Chapter 4 Introduction – Bridging Python-based Agents to ROS2 Controllers using rclpy and Simulation Readiness
Overview
Welcome to Chapter 4 of Module 1: The Robotic Nervous System. In this chapter, we will explore how to bridge Python-based AI agents with ROS2 controllers using the rclpy library, and prepare our robots for simulation environments. This chapter represents the culmination of everything you've learned in the previous chapters, bringing together the communication infrastructure, robot description, and control systems into a cohesive framework.
Chapter Context and Importance
In the previous chapters, we established the foundational elements of ROS2:
- Chapter 1: We learned about ROS2 architecture and basic communication patterns
- Chapter 2: We implemented various ROS2 communication mechanisms (nodes, topics, services, parameters)
- Chapter 3: We created robot descriptions using URDF and Xacro, and learned to visualize them
Now, in Chapter 4, we connect high-level Python AI agents with the low-level robot control mechanisms through the ROS2 middleware. This is where the "nervous system" of our robot truly comes alive, as we'll implement perception-to-action pipelines that enable intelligent agents to interact with the physical world through our robot.
Learning Objectives
By the end of this chapter, you will be able to:
- Integrate Python-based AI algorithms and agents with ROS2 using
rclpy - Develop ROS2 nodes in Python for perception processing and high-level decision making
- Interface Python nodes with simulated robot controllers via ROS2 topics and services
- Prepare a ROS2-controlled humanoid for basic simulation in Gazebo or similar environments
- Implement complete perception-to-action pipelines for elementary tasks
- Create hardware abstraction layers for simulation compatibility
- Implement time synchronization between real and simulation time
- Validate simulation-ready configurations
Chapter Structure
This chapter is organized into three lessons that build upon each other:
-
Lesson 4.1 – Python-based ROS2 Nodes with rclpy: You'll learn to create Python nodes for AI agent integration using rclpy to connect Python-based AI agents and control algorithms with ROS2.
-
Lesson 4.2 – Simulation Environment Setup: You'll configure robots for Gazebo simulation and interface Python nodes with simulation controllers.
-
Lesson 4.3 – Complete System Integration: You'll implement complete perception-to-action pipelines and validate the entire integrated system.
Prerequisites
Before starting this chapter, you should have:
- A working ROS2 environment (covered in Chapter 1)
- Understanding of ROS2 communication patterns (covered in Chapter 2)
- Knowledge of robot description using URDF/Xacro (covered in Chapter 3)
- Basic Python programming skills
Why This Matters for Physical AI
The ability to connect high-level AI algorithms with physical systems is fundamental to Physical AI. Without this connection, AI remains in the digital realm, unable to interact with or affect the physical world.
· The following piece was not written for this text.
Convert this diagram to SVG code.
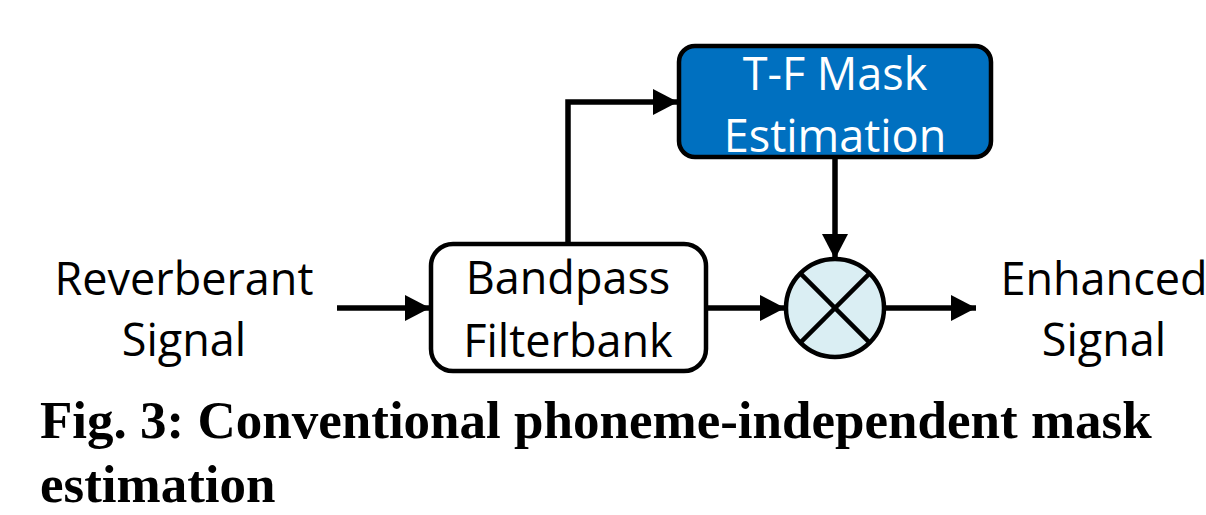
<svg xmlns="http://www.w3.org/2000/svg" width="1206" height="515" viewBox="0 0 1206 515">
<defs>
<marker id="ah" markerUnits="userSpaceOnUse" markerWidth="26" markerHeight="26" viewBox="0 0 26 26" refX="25" refY="13" orient="auto">
<path d="M0,0 L25,13 L0,26 Z" fill="#000"/>
</marker>
<style>
.lbl{font-family:"Open Sans","Liberation Sans",sans-serif;font-size:45px;fill:#000;text-anchor:middle}
.wlbl{fill:#fff}
.box{stroke:#000;stroke-width:4.5}
.conn{fill:none;stroke:#000;stroke-width:5.5}
.cap{font-family:"Liberation Serif","Times New Roman",serif;font-weight:bold;font-size:53px;fill:#000}
</style>
</defs>
<rect width="1206" height="515" fill="#fff"/>
<g id="connectors">
<line class="conn" x1="337" y1="308" x2="430" y2="308" marker-end="url(#ah)"/>
<polyline class="conn" points="568,243 568,102 678,102" marker-end="url(#ah)"/>
<line class="conn" x1="707" y1="308" x2="785" y2="308" marker-end="url(#ah)"/>
<line class="conn" x1="835" y1="158" x2="835" y2="259" marker-end="url(#ah)"/>
<line class="conn" x1="883" y1="308" x2="976" y2="308" marker-end="url(#ah)"/>
</g>
<g id="input">
<text class="lbl" x="184" y="295">Reverberant</text>
<text class="lbl" x="184" y="356">Signal</text>
</g>
<g id="bandpass">
<rect class="box" x="431" y="244" width="275" height="127" rx="22" fill="#fff"/>
<text class="lbl" x="568" y="294">Bandpass</text>
<text class="lbl" x="568" y="357">Filterbank</text>
</g>
<g id="mask">
<rect class="box" x="679" y="46" width="312" height="111" rx="16" fill="#0070C0"/>
<text class="lbl wlbl" x="835" y="90">T-F Mask</text>
<text class="lbl wlbl" x="835" y="152">Estimation</text>
</g>
<g id="multiplier">
<circle class="box" cx="835" cy="308" r="49" fill="#DAEEF3"/>
<line x1="800.4" y1="273.4" x2="869.6" y2="342.6" stroke="#000" stroke-width="4.5"/>
<line x1="869.6" y1="273.4" x2="800.4" y2="342.6" stroke="#000" stroke-width="4.5"/>
</g>
<g id="output">
<text class="lbl" x="1104" y="295">Enhanced</text>
<text class="lbl" x="1104" y="356">Signal</text>
</g>
<g id="caption">
<text class="cap" x="40" y="438">Fig. 3: Conventional phoneme-independent mask</text>
<text class="cap" x="40" y="502">estimation</text>
</g>
</svg>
This chapter teaches you how to:
- Create interfaces between AI algorithms and robot control systems
- Implement perception-to-action pipelines that allow AI to respond to sensory input
- Prepare systems for simulation, which is essential for testing and development
- Build hardware abstraction layers that enable code reuse across different platforms
In Physical AI and humanoid robotics, the integration of AI with physical systems enables robots to perform complex tasks that require perception, reasoning, and action in real-world environments.
What You'll Build
By the end of this chapter, you will have created:
- Python-based ROS2 nodes that process sensor data and implement decision-making logic
- Gazebo simulation configurations that integrate with your Python nodes
- A complete integrated system with Python agents, ROS2 communication, and simulation components working together
- Validation tests to ensure your simulation behaves correctly
Tools and Technologies
In this chapter, we will work with:
rclpy: The Python client library for ROS2- Python 3.8+: For implementing AI algorithms and decision-making logic
- Gazebo: For robot simulation
- ROS2: For communication infrastructure
- RViz: For visualization
- URDF: For robot description (from Chapter 3)
Chapter Dependencies
This chapter builds upon the robot description created in Chapter 3 by using the URDF models to interface with Gazebo simulation. The Python nodes created here will consume the robot state information published by the Robot State Publisher and interact with the simulation environment using the robot model defined in Chapter 3.
This chapter also prepares you for Module 2 by establishing the foundation for connecting AI agents with physical systems. The perception-to-action pipeline concepts learned here will be expanded in Module 2 to include more advanced AI integration, vision-language-action systems, and complex decision-making algorithms.